I have achieved very little of the Boston Fantastic Film Festival, to my regret: two weeks of extended brutal workload at work is to blame. I was late to Infernal Affairs on Friday, late enough so that I decided to recover instead of seeing the movie — I was up late Thursday thanks to Saw. and since I didn’t leave work until 11:30 PM on Wednesday I had no reserves. I skipped Appleseed and The Bottled Fool on Saturday in hopes that I’d have some margin left today. I may have been wrong.

But Five Children and It was fun. It was twee and Victorian, as the BBC warned, but in a way I enjoyed — it’s a children’s story, after all. And the kids were very good, particularly Jonathan Bailey, who played Cyril. Full marks. Eddie Izzard’s voice work was solid, marred only by a pedestrian puppet which looked little like the Psammead I knew and loved as a child:

The children stood round the hole in a ring, looking at the creature they had found. It was worth looking at. Its eyes were on long horns like a snail’s eyes, and it could move them in and out like telescopes; it had ears like a bat’s ears, and its tubby body was shaped like a spider’s and covered with thick soft fur; its legs and arms were furry too, and it had hands and feet like a monkey’s.

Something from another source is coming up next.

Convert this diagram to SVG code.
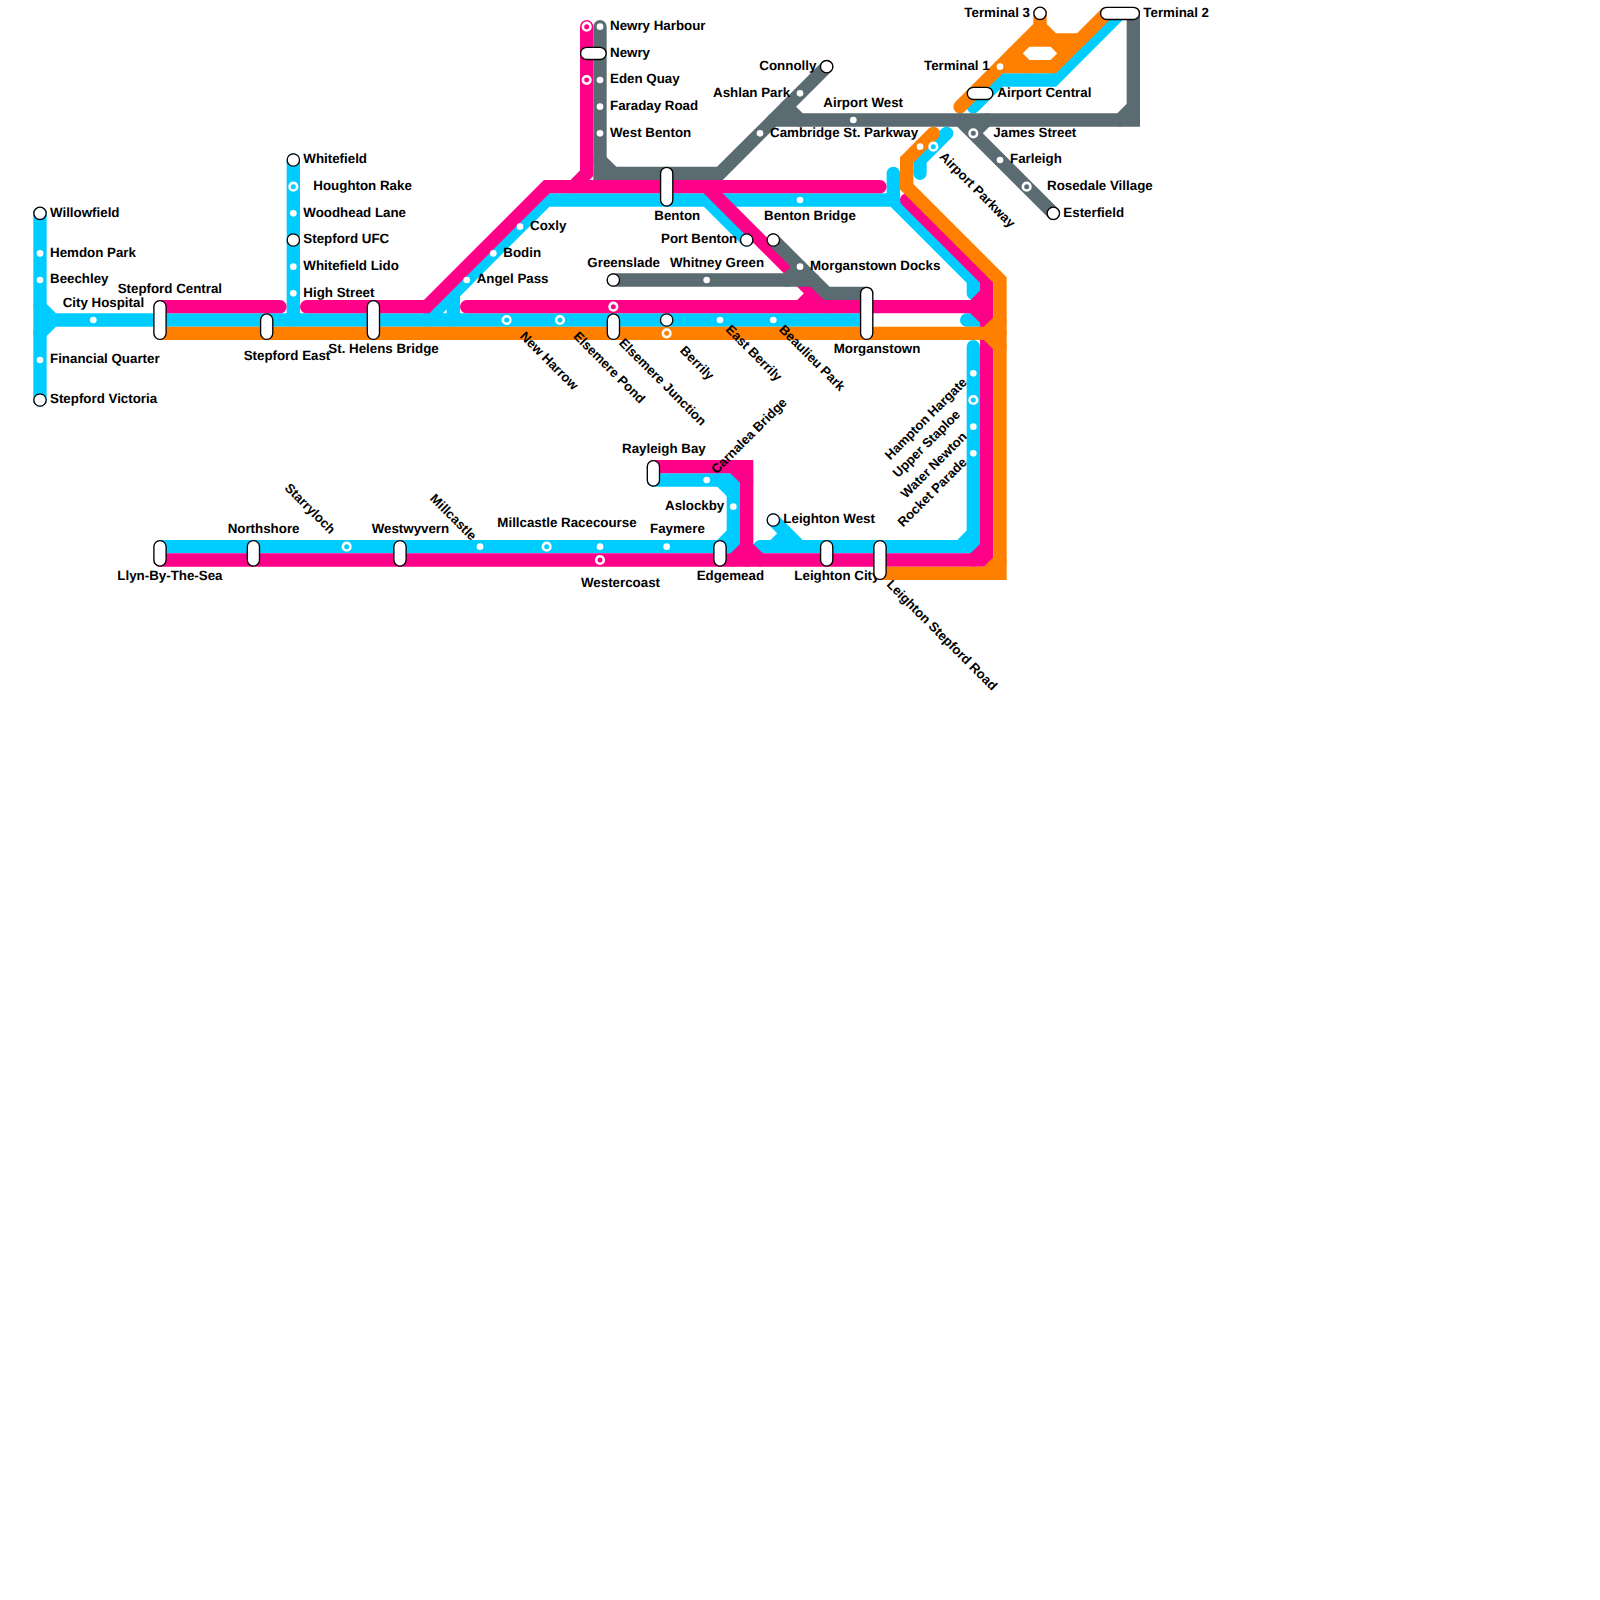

I suspect that the eyes were moved for the sake of easier dollmaking. But I cannot be sure. The story was updated for the sake of tension, and if Horace wasn’t such a good character I’d be deeply resentful of the addition of a malevolent cousin to the mix. Really, most of the details are unrecognizable — the original novel begins with a note of joy as the children find themselves in a house with no rules, which is exactly the opposite of the rules-heavy abode of the movie’s Uncle Albert. Still, there’s a Psammead, and there are the five children, and I was content.